Signed-off-by: Björn Töpel <bjorn.topel@xxxxxxxxx>
---
  net/xdp/xsk_queue.h | 27 +++++++++++----------------
  1 file changed, 11 insertions(+), 16 deletions(-)

diff --git a/net/xdp/xsk_queue.h b/net/xdp/xsk_queue.h
index 2823b7c3302d..e24279d8d845 100644
--- a/net/xdp/xsk_queue.h
+++ b/net/xdp/xsk_queue.h
@@ -47,19 +47,18 @@ struct xsk_queue {
  	u64 queue_empty_descs;
  };
  
-/* The structure of the shared state of the rings are the same as the
- * ring buffer in kernel/events/ring_buffer.c.

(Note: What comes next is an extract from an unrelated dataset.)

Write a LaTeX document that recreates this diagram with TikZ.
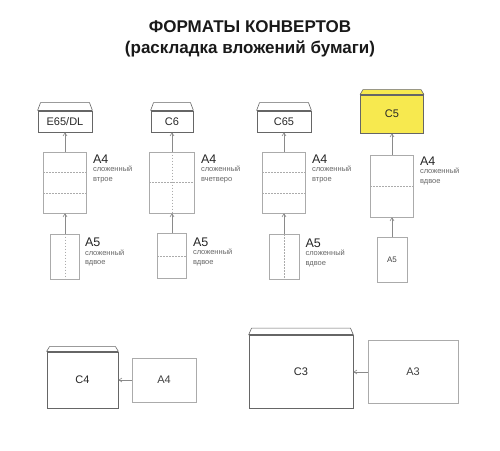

For the Rx and completion
- * ring, the kernel is the producer and user space is the consumer. For
- * the Tx and fill rings, the kernel is the consumer and user space is
- * the producer.
+/* The structure of the shared state of the rings are a simple
+ * circular buffer, as outlined in
+ * Documentation/core-api/circular-buffers.rst. For the Rx and
+ * completion ring, the kernel is the producer and user space is the
+ * consumer. For the Tx and fill rings, the kernel is the consumer and
+ * user space is the producer.
   *
   * producer                         consumer
   *
- * if (LOAD ->consumer) {           LOAD ->producer
- *                    (A)           smp_rmb()       (C)
+ * if (LOAD ->consumer) {  (A)      LOAD.acq ->producer  (C)

Why is LOAD.acq not needed on the consumer side?


You mean why LOAD.acq is not needed on the *producer* side, i.e. the
->consumer? The ->consumer is a control dependency for the store, so
there is no ordering constraint for ->consumer at producer side. If
there's no space, no data is written. So, no barrier is needed there --
at least that has been my perspective.

This is very similar to the buffer in
Documentation/core-api/circular-buffers.rst. Roping in Paul for some
guidance.


Björn

-Toke